I am attempting to backward the loss on each different model. However, there is bug that stated

RuntimeError: Trying to backward through the graph a second time, but the buffers have already been freed. Specify retain_graph=True when calling backward the first time.

From my understanding, I have placed the 2 models on separate GPU and the losses are defined separately, why is there still a bug like this…

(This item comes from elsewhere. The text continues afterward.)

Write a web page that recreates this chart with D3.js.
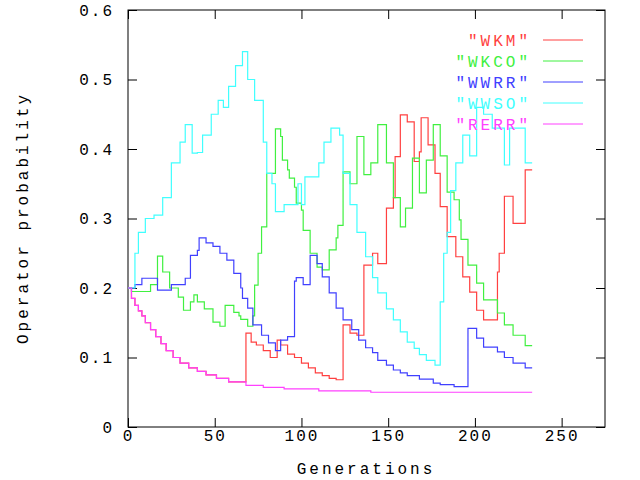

The following is my code snippet

ptrblck · February 8, 2019, 2:47pm

I guess model2 will get the output of model1 as its input?
If so, this behavior is expected, since loss_G1.backward() will clear the intermediate activations in model1, which are necessary to calculate the gradients using loss_G2.backward().
Could you explain your use case a bit?
If you don’t need gradients in model1 w.r.t. loss_G2, you could simply detach model1's output before passing it to model2.

joeyIsWrong · February 8, 2019, 2:57pm

Yes, the input and output are intertwined in some way, should I detach fake_global_image_A,fake_global_image_B, fake_image_A, fake_image_B separately.

Also, I am confused with the use of the Variable and tensor. In some implementation, some of the input data, such as the training data are transformed into Variable(like this one) instead of tensor. I am wondering why this is case. Since there does not seem to be a need to update the training data right?

Sorry for this messy post.

ptrblck · February 9, 2019, 4:45pm

Variables are deprecated since PyTorch 0.4.0, so you can just use tensors instead.

You should detach the tensors coming from your generator, which should not create gradients in the generator. In a vanilla GAN setup you don’t want gradients in your generator while training your discriminator with the real target.
I’m not familiar with the architecture you would like to implement, but the DCGAN example might be a good reference.